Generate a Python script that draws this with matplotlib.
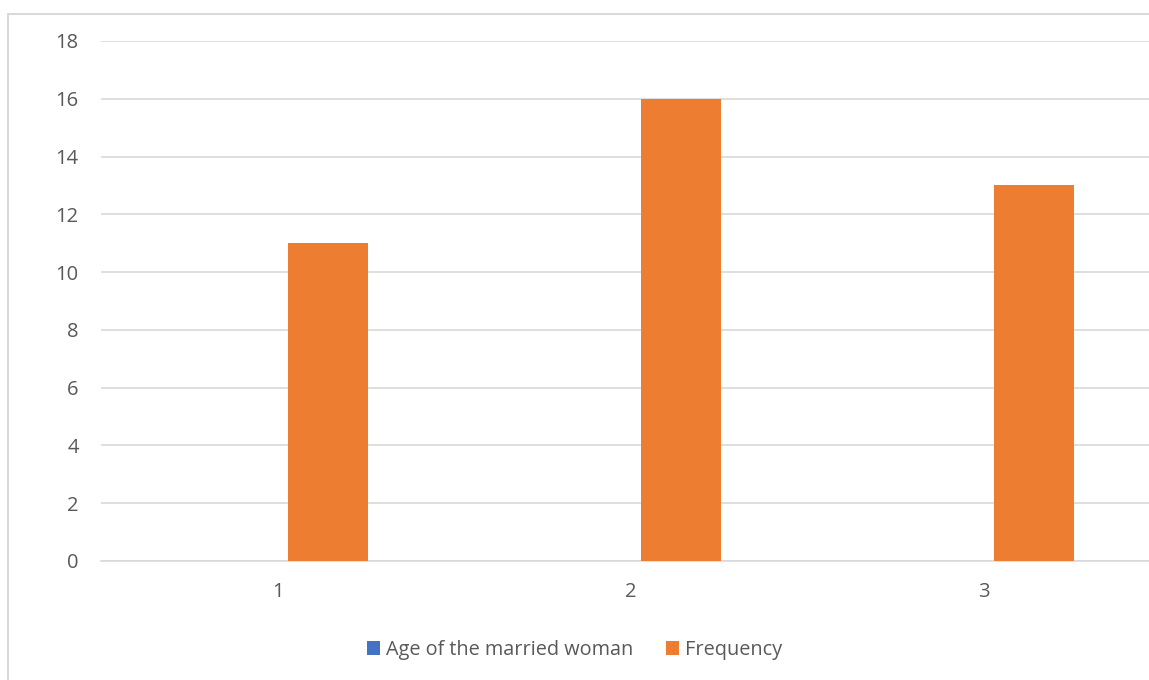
import numpy as np
import matplotlib.pyplot as plt
from matplotlib.patches import Rectangle

plt.rcParams['font.family'] = ['Open Sans', 'DejaVu Sans']

# Data
categories = ['1', '2', '3']
age_values = [0, 0, 0]
frequency = [11, 16, 13]
y_ticks = [0, 2, 4, 6, 8, 10, 12, 14, 16, 18]

blue = '#4472c4'
orange = '#ed7d31'
text_grey = '#595959'
grid_grey = '#d9d9d9'

fig = plt.figure(figsize=(11.49, 6.8), dpi=100)

# chart border (extends past the right/bottom edge)
fig.patches.append(Rectangle((8 / 1149, -0.1), 1.2, 1 - 14 / 680 + 0.1,
                             transform=fig.transFigure, fill=False,
                             edgecolor=grid_grey, linewidth=1.5))

ax = fig.add_axes([101 / 1149, 1 - 561 / 680, 1059 / 1149, (561 - 41) / 680])

x = np.arange(len(categories))
w = 0.224
off = 0.143
ax.bar(x - off, age_values, w, color=blue, label='Age of the married woman', zorder=3)
ax.bar(x + off, frequency, w, color=orange, label='Frequency', zorder=3)

ax.set_xlim(-0.5, 2.5)
ax.set_ylim(0, 18)
ax.set_yticks(y_ticks)
ax.set_xticks(x)
ax.set_xticklabels(categories)
ax.yaxis.grid(True, color=grid_grey, linewidth=1.2, zorder=0)
ax.tick_params(axis='both', length=0, labelsize=14.5, colors=text_grey)
ax.tick_params(axis='y', pad=16)
ax.tick_params(axis='x', pad=15)
for s in ['top', 'right', 'left']:
    ax.spines[s].set_visible(False)
ax.spines['bottom'].set_color(grid_grey)
ax.spines['bottom'].set_linewidth(1.2)

fig.legend(loc='center', bbox_to_anchor=(575 / 1149, 1 - 650 / 680), ncol=2,
           frameon=False, fontsize=14.3, labelcolor=text_grey,
           handlelength=0.65, handleheight=0.65, handletextpad=0.3,
           columnspacing=1.65)

fig.savefig('out.png', dpi=100)
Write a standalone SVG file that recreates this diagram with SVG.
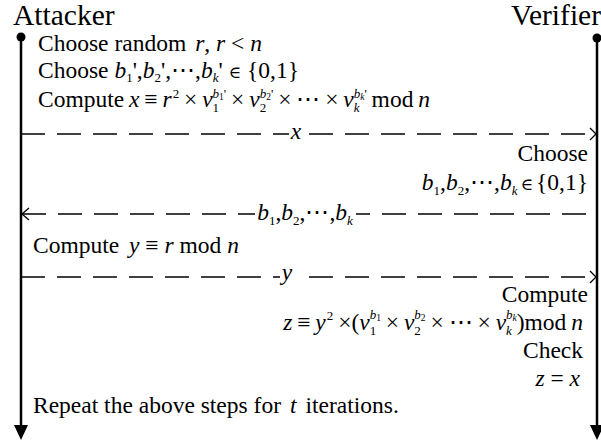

§ **What the task asks**: Without including any pictures, output all the entries above exactly.

§ **The completed task**:
Generate a Python script that draws this with matplotlib.
import numpy as np
import matplotlib.pyplot as plt
from matplotlib.patches import Rectangle

plt.rcParams['font.family'] = ['Open Sans', 'DejaVu Sans']

# Data
categories = ['1', '2', '3']
age_values = [0, 0, 0]
frequency = [11, 16, 13]
y_ticks = [0, 2, 4, 6, 8, 10, 12, 14, 16, 18]

blue = '#4472c4'
orange = '#ed7d31'
text_grey = '#595959'
grid_grey = '#d9d9d9'

fig = plt.figure(figsize=(11.49, 6.8), dpi=100)

# chart border (extends past the right/bottom edge)
fig.patches.append(Rectangle((8 / 1149, -0.1), 1.2, 1 - 14 / 680 + 0.1,
                             transform=fig.transFigure, fill=False,
                             edgecolor=grid_grey, linewidth=1.5))

ax = fig.add_axes([101 / 1149, 1 - 561 / 680, 1059 / 1149, (561 - 41) / 680])

x = np.arange(len(categories))
w = 0.224
off = 0.143
ax.bar(x - off, age_values, w, color=blue, label='Age of the married woman', zorder=3)
ax.bar(x + off, frequency, w, color=orange, label='Frequency', zorder=3)

ax.set_xlim(-0.5, 2.5)
ax.set_ylim(0, 18)
ax.set_yticks(y_ticks)
ax.set_xticks(x)
ax.set_xticklabels(categories)
ax.yaxis.grid(True, color=grid_grey, linewidth=1.2, zorder=0)
ax.tick_params(axis='both', length=0, labelsize=14.5, colors=text_grey)
ax.tick_params(axis='y', pad=16)
ax.tick_params(axis='x', pad=15)
for s in ['top', 'right', 'left']:
    ax.spines[s].set_visible(False)
ax.spines['bottom'].set_color(grid_grey)
ax.spines['bottom'].set_linewidth(1.2)

fig.legend(loc='center', bbox_to_anchor=(575 / 1149, 1 - 650 / 680), ncol=2,
           frameon=False, fontsize=14.3, labelcolor=text_grey,
           handlelength=0.65, handleheight=0.65, handletextpad=0.3,
           columnspacing=1.65)

fig.savefig('out.png', dpi=100)
Write a standalone SVG file that recreates this diagram with SVG.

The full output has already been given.